BEGIN Information supplied

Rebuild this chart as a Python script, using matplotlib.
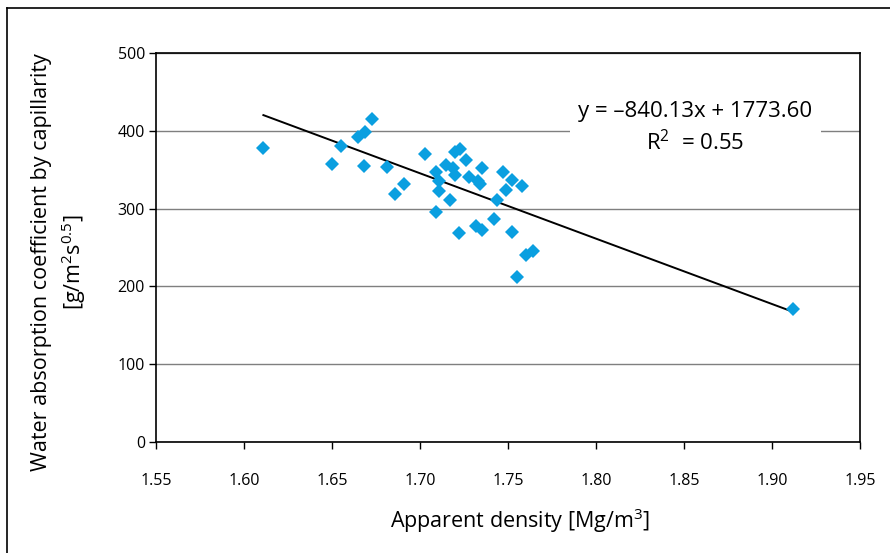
import numpy as np
import matplotlib
matplotlib.use('Agg')
import matplotlib.pyplot as plt
from matplotlib.lines import Line2D

# apparent density [Mg/m3] and water absorption coefficient [g/m2s0.5]
density = [1.611, 1.650, 1.655, 1.665, 1.669, 1.673, 1.668, 1.681, 1.691, 1.686,
           1.703, 1.709, 1.711, 1.711, 1.717, 1.709, 1.715, 1.720, 1.723, 1.719,
           1.720, 1.726, 1.728, 1.735, 1.733, 1.734, 1.722, 1.732, 1.735, 1.742,
           1.744, 1.747, 1.752, 1.749, 1.758, 1.752, 1.760, 1.764, 1.755, 1.912]
absorption = [378, 357, 380, 392, 399, 415, 355, 353, 332, 319,
              370, 347, 335, 322, 311, 296, 356, 373, 376, 352,
              343, 362, 341, 352, 336, 331, 268, 277, 272, 286,
              311, 347, 337, 324, 329, 270, 240, 245, 212, 171]

slope = -840.13
intercept = 1773.60
r_squared = 0.55

x_ticks = [1.55, 1.60, 1.65, 1.70, 1.75, 1.80, 1.85, 1.90, 1.95]
y_ticks = [0, 100, 200, 300, 400, 500]

plt.rcParams['font.family'] = ['Open Sans', 'DejaVu Sans']
plt.rcParams['mathtext.fontset'] = 'custom'
plt.rcParams['mathtext.rm'] = 'Open Sans'
plt.rcParams['mathtext.it'] = 'Open Sans'

fig = plt.figure(figsize=(8.9, 5.53), dpi=100)
ax = fig.add_axes([0.1753, 0.2007, 0.7910, 0.7035])

ax.set_xlim(1.55, 1.95)
ax.set_ylim(0, 500)
ax.set_xticks(x_ticks)
ax.set_xticklabels([f'{t:.2f}' for t in x_ticks])
ax.set_yticks(y_ticks)

ax.grid(axis='y', color='#7f7f7f', linewidth=1.0)
ax.set_axisbelow(True)
for side in ax.spines.values():
    side.set_linewidth(1.2)
    side.set_color('black')
ax.tick_params(direction='out', length=5, width=1.0, labelsize=11.5, pad=17)
ax.tick_params(axis='y', pad=3)

xs = np.array([min(density), max(density)])
ax.plot(xs, slope * xs + intercept, color='black', linewidth=1.4, zorder=3)
ax.plot(density, absorption, linestyle='none', marker='D', markersize=7.3,
        color='#0a9fe0', markeredgewidth=0, zorder=4)

ax.text(0.766, 0.806, f'y = \u2013{abs(slope):.2f}x + {intercept:.2f}\nR$^2$  = {r_squared:.2f}',
        transform=ax.transAxes, ha='center', va='center', fontsize=16,
        linespacing=1.4, zorder=5,
        bbox=dict(facecolor='white', edgecolor='none', pad=6))

ax.set_xlabel('Apparent density [Mg/m$^3$]', fontsize=15.5)
ax.xaxis.set_label_coords(0.517, -0.165)
ax.set_ylabel('Water absorption coefficient by capillarity\n[g/m$^2$s$^{0.5}$]',
              fontsize=15.5, linespacing=1.35)
ax.yaxis.set_label_coords(-0.097, 0.462)

# outer frame
fig.add_artist(Line2D([0.0079, 0.0079], [0, 0.9855], color='black', linewidth=1.2))
fig.add_artist(Line2D([0.0079, 1], [0.9855, 0.9855], color='black', linewidth=1.2))

fig.savefig('out.png', dpi=100)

END Information supplied

*Exercise objective:* Without the pictures, return the listing above from its first line through the line that has "from matplotlib.lines import Line2D".

*Output of the exercise:*
Rebuild this chart as a Python script, using matplotlib.
import numpy as np
import matplotlib
matplotlib.use('Agg')
import matplotlib.pyplot as plt
from matplotlib.lines import Line2D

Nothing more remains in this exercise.